Inspired teachers undergo at least three lesson observations a year and are evaluated using a four-point scale: “outstanding”, “performing well”, “areas to develop” or “critical concern”.

There is also a fifth option, “not applicable”, to recognise that “you’re not always going to see everything in every lesson”.

Lambert acknowledges that ratings and gradings can be controversial. He says no overall rating is given to teachers, and the process is about “performance development” - not “performance management”.

‘I can hold the mirror up and be a critical friend, but knowing if something is working or not is the school’s responsibility’

At Globeducate, meanwhile, there are also moves afoot to try to ensure that the teaching strategies it wants teachers to deploy are, in fact, being used to good effect.

As of this year, every school will receive an annual “monitoring of learning” visit, in addition to a more wide-ranging audit every two years that also has “learning” as a key pillar.

Following a “monitoring of learning” visit, a report is provided to each school, and based on that report, training will be provided.

For example, in English Gate School, a Globeducate school in northern Italy, questioning techniques and critical thinking routines were identified as a developmental area for the school. This led to training sessions with teachers and in-class mentoring to help embed best practices.

At Nord Anglia, the emphasis is firmly on self-evaluation, and Ecoff talks about the group being in “constant conversation” with its schools, as opposed to having a cyclical inspection regime.

That emphasis on self-evaluation is really important, says Ecoff, because the group wants schools to “know themselves really well” so that improvement is “continuous and enduring” and not reliant on external intervention.

“I shouldn’t have to say, ‘What you are doing isn’t working.’ That should be and is the school’s responsibility,” she says. “I can hold the mirror up and be a critical friend, but first and foremost, that is the job of the school.”

Data insights and opportunities

But schools aren’t just marking their own homework, Ecoff says - the data has to support the story it is telling, and if it doesn’t, “an intervention has to happen”, she says, adding: “Improvement is never left to chance.”

Camby at Cognita also talks about the importance of self-evaluation, and external and peer review - but says the group also uses pupil feedback to help its teachers improve. Pupils provide their teachers with feedback every year from the age of 7.

“Teachers see all the feedback from pupils, as well as being able to go on a platform where they can see the aggregate feedback. It’s super powerful and our schools really embrace it,” he explains.

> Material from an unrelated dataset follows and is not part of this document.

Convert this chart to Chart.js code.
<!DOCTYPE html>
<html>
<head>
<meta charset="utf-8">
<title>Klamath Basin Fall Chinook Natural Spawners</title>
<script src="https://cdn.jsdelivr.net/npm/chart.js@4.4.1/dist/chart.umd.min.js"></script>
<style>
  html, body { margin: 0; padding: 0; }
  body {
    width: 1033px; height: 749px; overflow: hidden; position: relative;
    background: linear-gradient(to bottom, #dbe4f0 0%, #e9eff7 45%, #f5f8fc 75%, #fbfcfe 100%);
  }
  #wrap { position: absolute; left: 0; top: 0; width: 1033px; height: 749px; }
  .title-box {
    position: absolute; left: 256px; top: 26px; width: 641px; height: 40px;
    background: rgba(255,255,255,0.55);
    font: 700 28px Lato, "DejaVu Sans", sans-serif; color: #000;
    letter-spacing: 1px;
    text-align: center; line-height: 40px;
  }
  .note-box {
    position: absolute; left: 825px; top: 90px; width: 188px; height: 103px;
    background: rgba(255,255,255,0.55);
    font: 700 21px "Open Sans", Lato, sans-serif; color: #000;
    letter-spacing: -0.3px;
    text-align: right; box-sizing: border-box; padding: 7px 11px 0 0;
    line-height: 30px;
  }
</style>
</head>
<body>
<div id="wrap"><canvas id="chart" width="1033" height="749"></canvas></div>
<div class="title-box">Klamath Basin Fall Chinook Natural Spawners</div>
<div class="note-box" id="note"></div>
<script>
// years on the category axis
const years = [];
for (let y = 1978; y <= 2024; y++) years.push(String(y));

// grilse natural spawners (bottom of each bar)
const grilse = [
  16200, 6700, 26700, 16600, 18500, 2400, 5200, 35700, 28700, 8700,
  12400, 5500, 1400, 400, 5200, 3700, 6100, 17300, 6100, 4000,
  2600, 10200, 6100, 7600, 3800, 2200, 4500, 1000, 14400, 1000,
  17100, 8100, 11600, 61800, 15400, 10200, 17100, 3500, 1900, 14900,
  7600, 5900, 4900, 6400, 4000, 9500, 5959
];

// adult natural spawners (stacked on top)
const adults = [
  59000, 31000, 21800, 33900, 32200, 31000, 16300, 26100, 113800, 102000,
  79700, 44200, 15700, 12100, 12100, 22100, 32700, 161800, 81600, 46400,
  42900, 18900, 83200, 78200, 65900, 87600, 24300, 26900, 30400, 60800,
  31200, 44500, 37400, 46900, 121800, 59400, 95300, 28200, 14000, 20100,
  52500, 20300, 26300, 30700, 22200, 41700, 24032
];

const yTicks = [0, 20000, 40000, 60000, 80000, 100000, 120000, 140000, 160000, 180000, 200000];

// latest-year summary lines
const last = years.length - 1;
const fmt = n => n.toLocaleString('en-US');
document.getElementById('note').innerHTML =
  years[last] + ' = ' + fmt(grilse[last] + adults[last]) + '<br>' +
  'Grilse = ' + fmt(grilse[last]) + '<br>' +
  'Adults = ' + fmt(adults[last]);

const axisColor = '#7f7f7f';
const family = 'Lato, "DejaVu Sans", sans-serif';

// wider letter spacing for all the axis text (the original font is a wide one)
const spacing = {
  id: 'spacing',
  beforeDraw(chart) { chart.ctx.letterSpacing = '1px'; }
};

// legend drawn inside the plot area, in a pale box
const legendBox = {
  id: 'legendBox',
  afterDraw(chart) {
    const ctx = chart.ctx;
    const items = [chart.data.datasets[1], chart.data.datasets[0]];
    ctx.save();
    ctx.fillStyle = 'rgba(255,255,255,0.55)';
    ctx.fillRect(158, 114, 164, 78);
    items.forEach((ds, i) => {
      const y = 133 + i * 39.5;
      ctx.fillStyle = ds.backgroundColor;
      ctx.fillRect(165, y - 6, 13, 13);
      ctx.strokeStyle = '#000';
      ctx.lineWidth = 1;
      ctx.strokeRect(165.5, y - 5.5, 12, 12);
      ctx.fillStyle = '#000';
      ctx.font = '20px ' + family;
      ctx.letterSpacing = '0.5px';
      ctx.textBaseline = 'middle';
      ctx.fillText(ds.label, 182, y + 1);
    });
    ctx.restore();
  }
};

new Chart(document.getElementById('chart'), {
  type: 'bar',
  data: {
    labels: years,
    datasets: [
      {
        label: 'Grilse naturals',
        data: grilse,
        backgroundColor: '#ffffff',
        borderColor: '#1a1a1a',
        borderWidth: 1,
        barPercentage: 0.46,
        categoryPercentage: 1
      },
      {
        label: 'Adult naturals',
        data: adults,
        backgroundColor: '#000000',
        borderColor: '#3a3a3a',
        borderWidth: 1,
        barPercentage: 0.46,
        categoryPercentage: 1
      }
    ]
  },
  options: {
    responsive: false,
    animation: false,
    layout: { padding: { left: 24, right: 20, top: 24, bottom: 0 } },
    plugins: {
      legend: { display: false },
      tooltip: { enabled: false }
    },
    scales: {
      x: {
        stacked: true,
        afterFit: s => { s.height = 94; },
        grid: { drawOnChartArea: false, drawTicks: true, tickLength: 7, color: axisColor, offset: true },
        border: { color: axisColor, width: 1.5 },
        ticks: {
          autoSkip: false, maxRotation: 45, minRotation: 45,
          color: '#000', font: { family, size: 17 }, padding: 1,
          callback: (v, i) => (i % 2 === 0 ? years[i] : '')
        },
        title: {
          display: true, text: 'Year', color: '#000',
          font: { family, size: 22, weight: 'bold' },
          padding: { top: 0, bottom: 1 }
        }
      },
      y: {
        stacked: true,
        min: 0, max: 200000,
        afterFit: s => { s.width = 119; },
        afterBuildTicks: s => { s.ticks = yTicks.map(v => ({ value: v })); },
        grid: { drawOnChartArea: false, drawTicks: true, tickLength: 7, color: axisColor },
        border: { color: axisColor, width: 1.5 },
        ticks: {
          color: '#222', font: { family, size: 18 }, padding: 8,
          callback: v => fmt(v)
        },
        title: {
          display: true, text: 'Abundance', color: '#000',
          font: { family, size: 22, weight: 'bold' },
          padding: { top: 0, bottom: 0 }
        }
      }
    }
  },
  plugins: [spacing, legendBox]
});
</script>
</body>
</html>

Of course, monitoring like this and having reams of data isn’t just about spotting concerns - it can also highlight areas of strength that should be shared.

At Globeducate, for example, schools that receive the highest rating when they are audited become “beacons of excellence” that then share their work with other schools, while the group has also created “professional learning communities” led by “super teachers” who can coach subject specialists in other schools in, for instance, how to get the best marks at biology A level.

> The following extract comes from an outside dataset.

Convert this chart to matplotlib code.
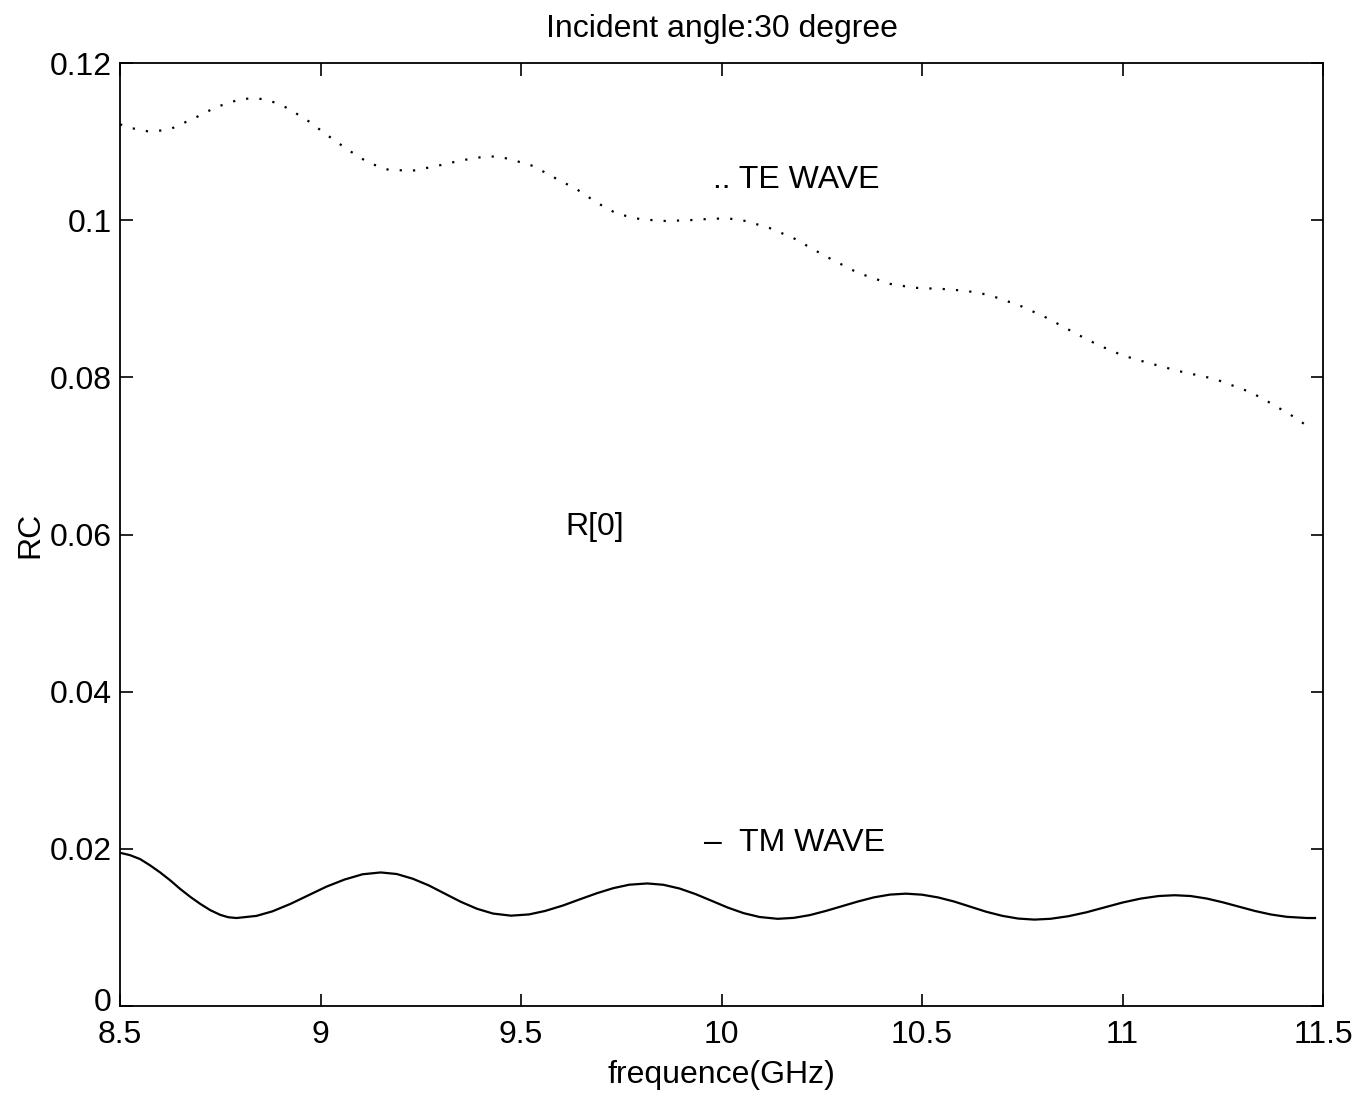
import matplotlib
matplotlib.use("Agg")
import matplotlib.pyplot as plt
from matplotlib.transforms import ScaledTranslation

plt.rcParams['font.family'] = ['Liberation Sans', 'DejaVu Sans']

# TE wave (dotted)
te_freq = [8.50, 8.53, 8.57, 8.60, 8.63, 8.66, 8.69, 8.74, 8.80, 8.83, 8.86, 8.89,
           8.92, 8.97, 9.02, 9.07, 9.12, 9.17, 9.23, 9.29, 9.35, 9.41, 9.44, 9.47,
           9.53, 9.58, 9.64, 9.69, 9.74, 9.80, 9.86, 9.92, 9.98, 10.02, 10.06, 10.12,
           10.18, 10.26, 10.34, 10.42, 10.48, 10.57, 10.64, 10.69, 10.75, 10.81, 10.89,
           10.94, 11.00, 11.06, 11.14, 11.23, 11.32, 11.37, 11.42, 11.47]
te_rc = [0.1122, 0.1117, 0.1113, 0.1114, 0.1117, 0.1124, 0.1131, 0.1144, 0.1154, 0.1155,
         0.1154, 0.1149, 0.1142, 0.1126, 0.1107, 0.1089, 0.1073, 0.1064, 0.1063, 0.1069,
         0.1076, 0.1081, 0.1081, 0.1078, 0.1069, 0.1055, 0.1039, 0.1022, 0.1008, 0.1001,
         0.0999, 0.1000, 0.1002, 0.1002, 0.0999, 0.0990, 0.0977, 0.0954, 0.0933, 0.0919,
         0.0914, 0.0912, 0.0908, 0.0901, 0.0890, 0.0876, 0.0854, 0.0841, 0.0828, 0.0819,
         0.0808, 0.0798, 0.0781, 0.0767, 0.0752, 0.0735]

# TM wave (solid)
tm_freq = [8.50, 8.525, 8.55, 8.575, 8.60, 8.625, 8.65, 8.675, 8.70, 8.725, 8.75, 8.77, 8.79,
           8.84, 8.88, 8.925, 8.97, 9.015, 9.06, 9.105, 9.15,
           9.19, 9.23, 9.27, 9.31, 9.35, 9.39, 9.43, 9.475,
           9.52, 9.56, 9.605, 9.645, 9.69, 9.73, 9.77, 9.815,
           9.855, 9.895, 9.935, 9.975, 10.015, 10.055, 10.095, 10.14,
           10.18, 10.22, 10.26, 10.30, 10.34, 10.38, 10.42, 10.46,
           10.50, 10.54, 10.58, 10.62, 10.66, 10.70, 10.74, 10.78,
           10.82, 10.865, 10.91, 10.955, 11.00, 11.045, 11.09, 11.13,
           11.17, 11.21, 11.25, 11.29, 11.33, 11.37, 11.41, 11.46, 11.48]
tm_rc = [0.0195, 0.0192, 0.0187, 0.0179, 0.0170, 0.0160, 0.0149, 0.0139, 0.0130, 0.0122, 0.0116, 0.0113, 0.0112,
         0.01147, 0.01205, 0.0130, 0.0141, 0.0152, 0.0161, 0.01677, 0.0170,
         0.0168, 0.0162, 0.01535, 0.0143, 0.01326, 0.01238, 0.01177, 0.0115,
         0.01166, 0.0121, 0.0128, 0.01355, 0.01437, 0.0150, 0.01544, 0.0156,
         0.01543, 0.01496, 0.01425, 0.0134, 0.01254, 0.01182, 0.01133, 0.0111,
         0.01122, 0.01157, 0.0121, 0.0127, 0.0133, 0.01383, 0.01418, 0.0143,
         0.01417, 0.01382, 0.0133, 0.01265, 0.0120, 0.01148, 0.01113, 0.0110,
         0.0111, 0.01143, 0.01193, 0.01255, 0.01317, 0.01367, 0.0140, 0.0141,
         0.0140, 0.01368, 0.0132, 0.01265, 0.0121, 0.01165, 0.01135, 0.0112, 0.0112]

x_ticks = [8.5, 9, 9.5, 10, 10.5, 11, 11.5]
x_ticklabels = ['8.5', '9', '9.5', '10', '10.5', '11', '11.5']
y_ticks = [0, 0.02, 0.04, 0.06, 0.08, 0.1, 0.12]
y_ticklabels = ['0', '0.02', '0.04', '0.06', '0.08', '0.1', '0.12']

FS = 23

fig = plt.figure(figsize=(13.72, 10.94), dpi=100)
ax = fig.add_axes([0.0875, 0.0804, 0.8768, 0.862])

ax.plot(te_freq, te_rc, color='black', linestyle=(0, (1, 5)), linewidth=1.6)
ax.plot(tm_freq, tm_rc, color='black', linestyle='-', linewidth=1.6,
        solid_joinstyle='round')

ax.set_xlim(8.5, 11.5)
ax.set_ylim(0, 0.12)
ax.set_xticks(x_ticks)
ax.set_xticklabels(x_ticklabels)
ax.set_yticks(y_ticks)
ax.set_yticklabels(y_ticklabels)
ax.tick_params(direction='in', length=9, width=1.2, top=True, right=True,
               labelsize=FS, colors='black')
ax.tick_params(axis='x', pad=10)
ax.tick_params(axis='y', pad=6)
for s in ax.spines.values():
    s.set_linewidth(1.3)

# nudge the "0" y label up slightly so it does not collide with "8.5"
zero_lbl = ax.get_yticklabels()[0]
zero_lbl.set_transform(zero_lbl.get_transform() +
                       ScaledTranslation(0, 5 / 72, fig.dpi_scale_trans))

ax.set_title('Incident angle:30 degree', fontsize=FS, pad=19)
ax.set_xlabel('frequence(GHz)', fontsize=FS, labelpad=7)
ax.set_ylabel('RC', fontsize=FS, labelpad=3)

ax.text(9.978, 0.1051, '.. TE WAVE', fontsize=FS, va='center', ha='left')
ax.text(9.61, 0.0610, 'R[0]', fontsize=FS, va='center', ha='left')
ax.text(9.956, 0.0207, '\u2013  TM WAVE', fontsize=FS, va='center', ha='left')

fig.savefig('out.png', dpi=100, facecolor='white')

Meanwhile, at Nord Anglia, its “University” online training platform allows teachers and leaders to share practice, engage in professional learning communities and take part in collaborative research projects.

Recently, a documentary-style film about a Nord Anglia school that is expert in the use of data was also uploaded to the site so other schools could learn about its approach.

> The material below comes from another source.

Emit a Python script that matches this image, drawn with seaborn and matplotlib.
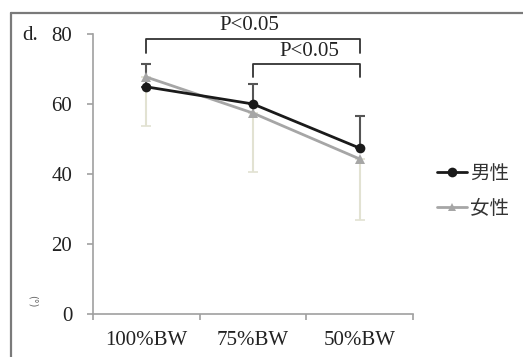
import matplotlib
matplotlib.use("Agg")
import matplotlib.pyplot as plt
from matplotlib.lines import Line2D
import seaborn as sns
import pandas as pd

loads = ['100%BW', '75%BW', '50%BW']
male_mean = [64.9, 60.0, 47.4]
male_sd = [6.5, 5.7, 9.2]
female_mean = [67.7, 57.4, 44.3]
female_sd = [14.0, 16.8, 17.4]
sexes = ['男性', '女性']
yticks = [0, 20, 40, 60, 80]

df = pd.DataFrame({
    'load': loads * 2,
    'angle': male_mean + female_mean,
    'sex': [sexes[0]] * 3 + [sexes[1]] * 3,
})

sns.set_style("white")
plt.rcParams['font.family'] = ['Liberation Serif', 'DejaVu Serif']

fig = plt.figure(figsize=(5.23, 3.57), dpi=100)
ax = fig.add_axes([93 / 523, 1 - 314 / 357, 320 / 523, 280 / 357])

male_c = '#1a1a1a'
female_c = '#a6a6a6'

# female first so the male line sits on top
ax.errorbar(range(3), female_mean, yerr=[female_sd, [0] * 3], fmt='none',
            ecolor='#e2e2d2', elinewidth=1.5, capsize=3.5, capthick=1.2, zorder=1)
ax.errorbar(range(3), male_mean, yerr=[[0] * 3, male_sd], fmt='none',
            ecolor='#555555', elinewidth=1.5, capsize=3.5, capthick=1.5, zorder=1)
sns.lineplot(data=df, x='load', y='angle', hue='sex', style='sex',
             hue_order=['女性', '男性'], style_order=['女性', '男性'],
             palette={'男性': male_c, '女性': female_c},
             markers={'男性': 'o', '女性': '^'}, dashes=False,
             markersize=7, linewidth=2, markeredgewidth=0,
             legend=False, ax=ax, zorder=3)

ax.set_xlim(-0.5, 2.5)
ax.set_ylim(0, 80)
ax.set_yticks(yticks)
ax.set_xticks(range(3))
ax.set_xticklabels(loads)
ax.set_xticks([-0.5, 0.5, 1.5, 2.5], minor=True)
ax.set_xlabel('')
ax.set_ylabel('')
for s in ['top', 'right']:
    ax.spines[s].set_visible(False)
for s in ['left', 'bottom']:
    ax.spines[s].set_color('#a0a0a0')
    ax.spines[s].set_linewidth(1.2)
ax.tick_params(axis='y', which='major', direction='out', length=4, width=1.2,
               color='#a0a0a0', pad=11, labelsize=15, left=True)
ax.tick_params(axis='x', which='major', length=0, pad=12, labelsize=15)
ax.tick_params(axis='x', which='minor', direction='out', length=4, width=1.2,
               color='#a0a0a0', bottom=True)
for lab in ax.get_xticklabels() + ax.get_yticklabels():
    lab.set_color('#222222')

# significance brackets
bk = dict(color='#333333', lw=1.3, clip_on=False)
ax.plot([0, 0, 2, 2], [74.6, 78.6, 78.6, 74.6], **bk)
ax.plot([1, 1, 2, 2], [67.7, 71.4, 71.4, 67.7], **bk)
ax.text(0.97, 82.5, 'P<0.05', ha='center', va='center', fontsize=15, color='#222222')
ax.text(1.53, 75.0, 'P<0.05', ha='center', va='center', fontsize=15, color='#222222')

handles = [Line2D([], [], color=male_c, marker='o', markersize=7, lw=2, markeredgewidth=0),
           Line2D([], [], color=female_c, marker='^', markersize=6, lw=2, markeredgewidth=0)]
leg = fig.legend(handles, sexes, loc='center left', bbox_to_anchor=(437 / 523, 1 - 191 / 357),
                 frameon=False, handlelength=1.55, handletextpad=0.15, labelspacing=0.75,
                 borderpad=0, borderaxespad=0,
                 prop={'family': ['Noto Sans CJK JP', 'DejaVu Sans'], 'size': 14})
for t in leg.get_texts():
    t.set_color('#333333')

fig.text(22 / 523, 1 - 36 / 357, 'd.', fontsize=15, va='center', ha='left', color='#222222')
fig.text(33 / 523, 1 - 301 / 357, '(°)', fontsize=7, rotation=270, va='center', ha='center',
         color='#666666', family=['DejaVu Sans'])

# figure frame (left and top edges)
fig.add_artist(Line2D([10.5 / 523, 10.5 / 523], [0, 1 - 13 / 357], color='#7a7a7a', lw=1.6,
                      transform=fig.transFigure))
fig.add_artist(Line2D([10.5 / 523, 1], [1 - 13 / 357, 1 - 13 / 357], color='#7a7a7a', lw=1.6,
                      transform=fig.transFigure))

fig.savefig('out.png', dpi=100)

For Lambert, this is where international school groups can really come into their own, by acting as “a kind of knowledge broker surfacing the outstanding practice and connecting the right people together”.

The message is that while international school groups might be somewhat unwieldy, with variety comes huge scope for cross-pollination and for schools to learn from each other.

Now the ability to crunch large volumes of data is making it possible for groups to address issues and identify and spread excellent practice, all with the same goal in mind: to improve outcomes for pupils by providing them with the best possible teaching.